The stock intake mani either needs to be extrude honed (Or if anyone knows a better process) or the Pathfinder intake needs to be installed for the higher airflow , bigger TB , bigger turbo , intercooler , all that stuff needs to be done before you can really start taking full advantage of a bigger cam. 

I also don't know how far along you are with the car , you may be a lot farther along than I am guessing.


----------



## gremlinjp (May 25, 2004)

well so far i am running 12 psi, spectre air filter,no cat no muffler, well cat is hollow. i am trying to figure out if it would be better to go with aquamist, FMIC, or both. i am just trying to get pricing on upgrades so i know a rough ball park of what i need to save.


----------



## morepower2 (Apr 19, 2002)

[email protected] said:


> I've always thought of cams as being a last resort , when you can't get any more power out of everything else. The stock cams in the Z31 are 252 from the factory , and that's pretty healthy for a stock cam. You'll start to have driveability issues if you go beyond that. 265/272 cams are great for high rpm power , but you'll lose a lot of accessory vacuum power , and brake booster power.
> What are your currrent mods and future plans for the car?

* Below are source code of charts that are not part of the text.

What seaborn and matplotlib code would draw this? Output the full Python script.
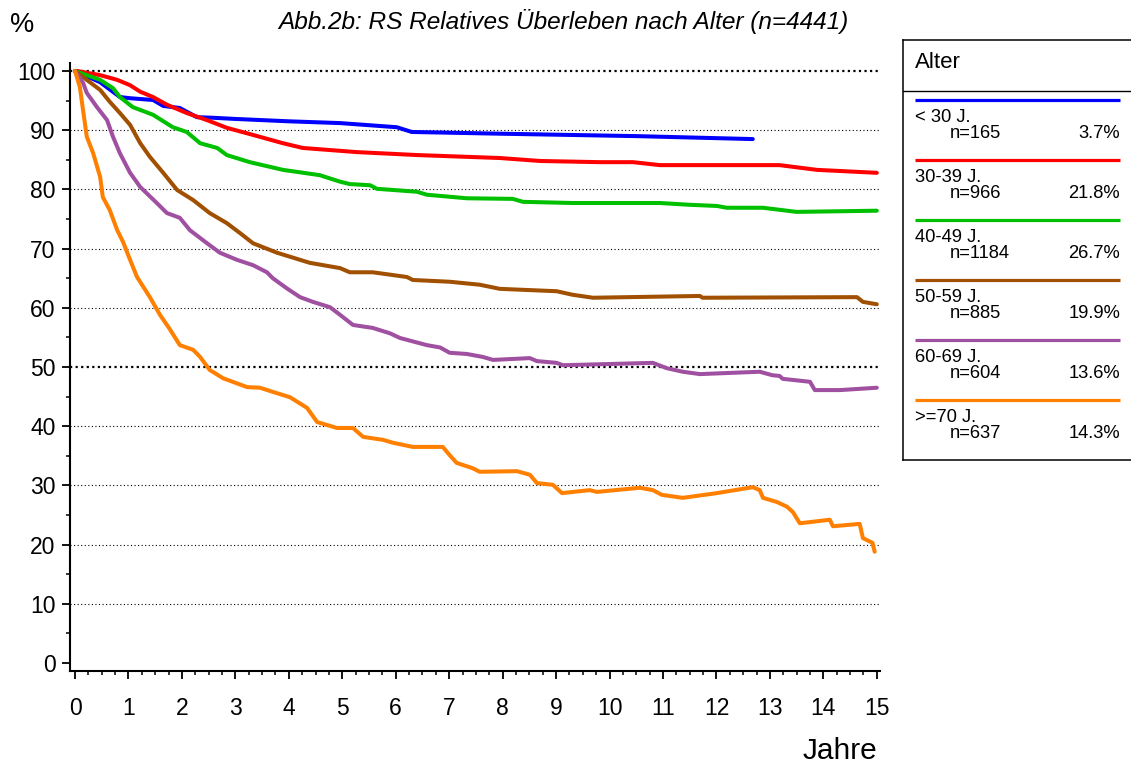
"""Relative survival by age group (RS, n=4441)."""
import matplotlib

matplotlib.use("Agg")
import matplotlib.pyplot as plt  # noqa: E402
import pandas as pd  # noqa: E402
import seaborn as sns  # noqa: E402
from matplotlib.ticker import MultipleLocator  # noqa: E402

# --- data ------------------------------------------------------------------
groups = ["< 30 J.", "30-39 J.", "40-49 J.", "50-59 J.", "60-69 J.", ">=70 J."]
n_cases = [165, 966, 1184, 885, 604, 637]
shares = ["3.7%", "21.8%", "26.7%", "19.9%", "13.6%", "14.3%"]
colors = ["#0000ff", "#ff0000", "#00c000", "#a05000", "#a050a0", "#ff8000"]

t_u30 = [0, 0.47, 0.84, 1.03, 1.46, 1.65, 1.96, 2.28, 2.58, 3.0, 4.0, 4.96,
         6.02, 6.30, 8.0, 10.5, 12.68]
s_u30 = [100, 98.1, 95.6, 95.4, 95.1, 94.1, 93.75, 92.2, 92.1, 91.9, 91.5, 91.2,
         90.5, 89.7, 89.4, 89.0, 88.5]

t_30 = [0, 0.04, 0.47, 0.79, 1.03, 1.22, 1.46, 1.72, 2.09, 2.47, 2.84, 3.33,
        3.89, 4.26, 5.27, 6.40, 7.95, 8.70, 9.82, 10.44, 10.94, 13.18, 13.88, 15.0]
s_30 = [100, 100, 99.3, 98.5, 97.6, 96.5, 95.6, 94.3, 92.9, 91.7, 90.4, 89.2,
        87.8, 87.0, 86.3, 85.8, 85.3, 84.8, 84.6, 84.6, 84.1, 84.1, 83.3, 82.8]

t_40 = [0, 0.47, 0.71, 0.84, 1.08, 1.46, 1.83, 2.09, 2.34, 2.66, 2.84, 3.27,
        3.89, 4.58, 4.96, 5.14, 5.52, 5.65, 6.40, 6.58, 7.33, 8.19, 8.38, 9.31,
        10.94, 11.50, 12.01, 12.19, 12.87, 13.50, 15.0]
s_40 = [100, 98.5, 97.1, 95.6, 93.9, 92.6, 90.5, 89.7, 87.8, 87.0, 85.8, 84.6,
        83.3, 82.4, 81.3, 80.9, 80.7, 80.1, 79.6, 79.1, 78.5, 78.4, 77.9, 77.7,
        77.7, 77.4, 77.2, 76.9, 76.9, 76.2, 76.4]

t_50 = [0, 0.22, 0.47, 0.65, 0.84, 1.03, 1.22, 1.40, 1.65, 1.91, 2.21, 2.52,
        2.84, 3.09, 3.33, 3.78, 4.39, 4.96, 5.14, 5.57, 6.21, 6.32, 7.01, 7.57,
        7.95, 9.01, 9.31, 9.69, 11.69, 11.74, 14.63, 14.74, 15.0]
s_50 = [100, 98.5, 96.8, 94.8, 92.9, 90.9, 87.8, 85.5, 82.8, 79.9, 78.2, 76.0,
        74.3, 72.6, 70.9, 69.3, 67.6, 66.7, 66.0, 66.0, 65.2, 64.7, 64.4, 63.9,
        63.2, 62.8, 62.2, 61.7, 62.0, 61.7, 61.8, 61.0, 60.6]

t_60 = [0, 0.15, 0.22, 0.41, 0.60, 0.71, 0.84, 1.03, 1.22, 1.53, 1.72, 1.96,
        2.15, 2.47, 2.71, 3.03, 3.33, 3.59, 3.70, 3.96, 4.21, 4.45, 4.77, 4.96,
        5.20, 5.57, 5.89, 6.08, 6.58, 6.83, 7.01, 7.33, 7.63, 7.82, 8.51, 8.64,
        9.01, 9.13, 10.81, 11.07, 11.37, 11.69, 12.81, 13.05, 13.18, 13.24,
        13.75, 13.84, 14.31, 15.0]
s_60 = [100, 98.0, 96.3, 93.9, 91.7, 88.9, 86.1, 82.8, 80.4, 77.7, 76.0, 75.2,
        73.1, 70.9, 69.3, 68.1, 67.2, 66.0, 65.0, 63.3, 61.8, 61.0, 60.1, 58.8,
        57.1, 56.6, 55.7, 54.9, 53.7, 53.3, 52.4, 52.2, 51.7, 51.2, 51.5, 51.0,
        50.7, 50.3, 50.7, 49.8, 49.2, 48.8, 49.2, 48.6, 48.5, 48.0,
        47.5, 46.1, 46.1, 46.5]

t_70 = [0, 0.09, 0.15, 0.22, 0.34, 0.47, 0.52, 0.65, 0.79, 0.90, 1.03, 1.16,
        1.40, 1.59, 1.78, 1.96, 2.21, 2.34, 2.52, 2.77, 2.95, 3.22, 3.46, 3.70,
        4.02, 4.34, 4.53, 4.90, 5.20, 5.39, 5.76, 5.95, 6.32, 6.88, 7.01, 7.14,
        7.44, 7.57, 8.27, 8.51, 8.64, 8.94, 9.11, 9.63, 9.76, 10.57, 10.81,
        10.98, 11.37, 12.01, 12.68, 12.81, 12.87, 13.13, 13.32, 13.43, 13.56,
        14.12, 14.18, 14.68, 14.74, 14.92, 14.96]
s_70 = [100, 97.3, 93.4, 88.9, 86.1, 82.1, 78.7, 76.5, 73.1, 71.1, 68.1, 65.2,
        61.8, 58.8, 56.3, 53.7, 52.9, 51.7, 49.5, 48.1, 47.5, 46.6, 46.5, 45.8,
        44.9, 43.1, 40.7, 39.7, 39.7, 38.2, 37.7, 37.2, 36.5, 36.5, 35.1, 33.8,
        32.9, 32.3, 32.4, 31.8, 30.4, 30.1, 28.7, 29.2, 28.9, 29.6, 29.2,
        28.4, 27.9, 28.7, 29.7, 29.2, 27.9, 27.2, 26.4, 25.5, 23.6,
        24.2, 23.1, 23.5, 21.1, 20.3, 18.8]

times = [t_u30, t_30, t_40, t_50, t_60, t_70]
survival = [s_u30, s_30, s_40, s_50, s_60, s_70]
grid_levels = [10, 20, 30, 40, 50, 60, 70, 80, 90, 100]
bold_levels = [50, 100]

df = pd.concat(
    [pd.DataFrame({"group": g, "jahre": t, "rs": s})
     for g, t, s in zip(groups, times, survival)],
    ignore_index=True,
)

# --- style ------------------------------------------------------------------
sns.set_style("white")
plt.rcParams["font.family"] = ["Liberation Sans", "DejaVu Sans"]
for key in ["text.color", "axes.labelcolor", "xtick.color", "ytick.color",
            "xtick.labelcolor", "ytick.labelcolor"]:
    plt.rcParams[key] = "black"

fig = plt.figure(figsize=(11.31, 7.67), dpi=100)
ax = fig.add_axes([70 / 1131, 96 / 767, 810 / 1131, 608 / 767])

for lvl in grid_levels:
    bold = lvl in bold_levels
    ax.axhline(lvl, color="black", lw=1.6 if bold else 0.8,
               ls=(0, (1, 1.5)) if bold else (0, (1, 2.2)), zorder=1)

sns.lineplot(data=df, x="jahre", y="rs", hue="group", hue_order=groups,
             palette=dict(zip(groups, colors)), estimator=None, sort=False,
             lw=2.9, legend=False, ax=ax, zorder=3)

ax.set_xlim(-0.094, 15.06)
ax.set_ylim(-1.35, 101.35)
ax.xaxis.set_major_locator(MultipleLocator(1))
ax.xaxis.set_minor_locator(MultipleLocator(0.25))
ax.yaxis.set_major_locator(MultipleLocator(10))
ax.yaxis.set_minor_locator(MultipleLocator(5))
ax.tick_params(which="major", direction="out", length=5.5, width=1.3,
               labelsize=16.5, color="black", labelcolor="black",
               bottom=True, left=True)
ax.tick_params(which="minor", direction="out", length=3, width=1.1,
               color="black", bottom=True, left=True)
ax.tick_params(axis="x", which="major", pad=13)
ax.tick_params(axis="y", which="major", pad=5)
ax.set_xlabel("")
ax.set_ylabel("")
for side in ["top", "right"]:
    ax.spines[side].set_visible(False)
for side in ["left", "bottom"]:
    ax.spines[side].set_color("black")
    ax.spines[side].set_linewidth(1.5)

fig.text(22 / 1131, 1 - 25 / 767, "%", fontsize=19.5, ha="center", va="center")
fig.text(563 / 1131, 1 - 22 / 767,
         "Abb.2b: RS Relatives Überleben nach Alter (n=4441)",
         fontsize=17.6, style="italic", ha="center", va="center")
fig.text(840 / 1131, 1 - 751 / 767, "Jahre", fontsize=21.5,
         ha="center", va="center")

# --- legend box ---------------------------------------------------------------
lax = fig.add_axes([903 / 1131, 307 / 767, 228 / 1131, 420 / 767])
lax.set_xlim(0, 228)
lax.set_ylim(420, 0)
lax.set_xticks([])
lax.set_yticks([])
lax.set_facecolor("white")
for side, sp in lax.spines.items():
    sp.set_color("black")
    sp.set_linewidth(1.1)
lax.spines["right"].set_visible(False)
lax.text(12, 22, "Alter", fontsize=16, va="center", ha="left")
lax.axhline(51, color="black", lw=1)
for i, (g, n, p, c) in enumerate(zip(groups, n_cases, shares, colors)):
    y0 = 60 + 60 * i
    lax.plot([12, 217], [y0, y0], color=c, lw=2.3, solid_capstyle="butt")
    lax.text(12, y0 + 18, g, fontsize=13.2, va="center", ha="left")
    lax.text(47, y0 + 34, f"n={n}", fontsize=13.2, va="center", ha="left")
    lax.text(217, y0 + 34, p, fontsize=13.2, va="center", ha="right")

fig.savefig("out.png", dpi=100)
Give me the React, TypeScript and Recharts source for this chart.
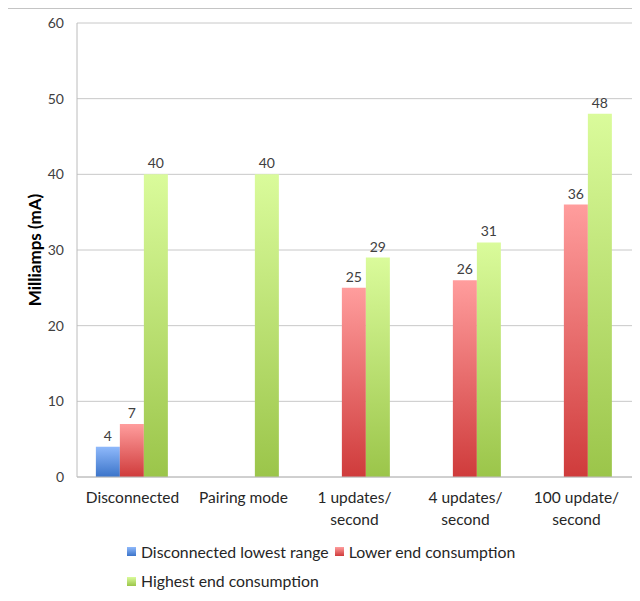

Just throwing a bigger cam in a car isn't going to net you a whole bunch of Hp , some yes , but there are other things that need to go with it.
> The stock intake mani either needs to be extrude honed (Or if anyone knows a better process) or the Pathfinder intake needs to be installed for the higher airflow , bigger TB , bigger turbo , intercooler , all that stuff needs to be done before you can really start taking full advantage of a bigger cam.
> 
> I also don't know how far along you are with the car , you may be a lot farther along than I am guessing.


The cams I recomeded will not hurt bottom end.


----------



## Zen31ZR (Mar 24, 2004)

morepower2 said:


> The cams I recomeded will not hurt bottom end.


 No problem , I'm used to kids going out and buying huge cams for their otherwise stock engines and then complaining about how it's undriveable after that....


----------



## Zen31ZR (Mar 24, 2004)

gremlinjp said:


> well so far i am running 12 psi, spectre air filter,no cat no muffler, well cat is hollow. i am trying to figure out if it would be better to go with aquamist, FMIC, or both. i am just trying to get pricing on upgrades so i know a rough ball park of what i need to save.


 Aquamist is fairly cheap to piece together , FMIC is a bit harder and moe expensive. On the other hand , water being in limited quantity , gotta watch the level and make sure you have enough , or if you run out you might go to boost and blow up your engine...(detonation)


----------



## '85 fairlady (May 1, 2004)

while on the subject of cams I have found dual cams for my engine but don't know what to do with the computer part should I get a standalone or what??? help would be appreciated. I'm not talking help as in telling me to get a turbo engine.


----------



## asleepz (Feb 24, 2004)

Well you would need new heads and your ECU wouldn't be able to handle it and your not going to get that much more HP AND it'll be a lot more expensive than it's worth. Keep with the SOHC


----------



## '85 fairlady (May 1, 2004)

I've got the DOHC heads. I was asking what I would do next???


----------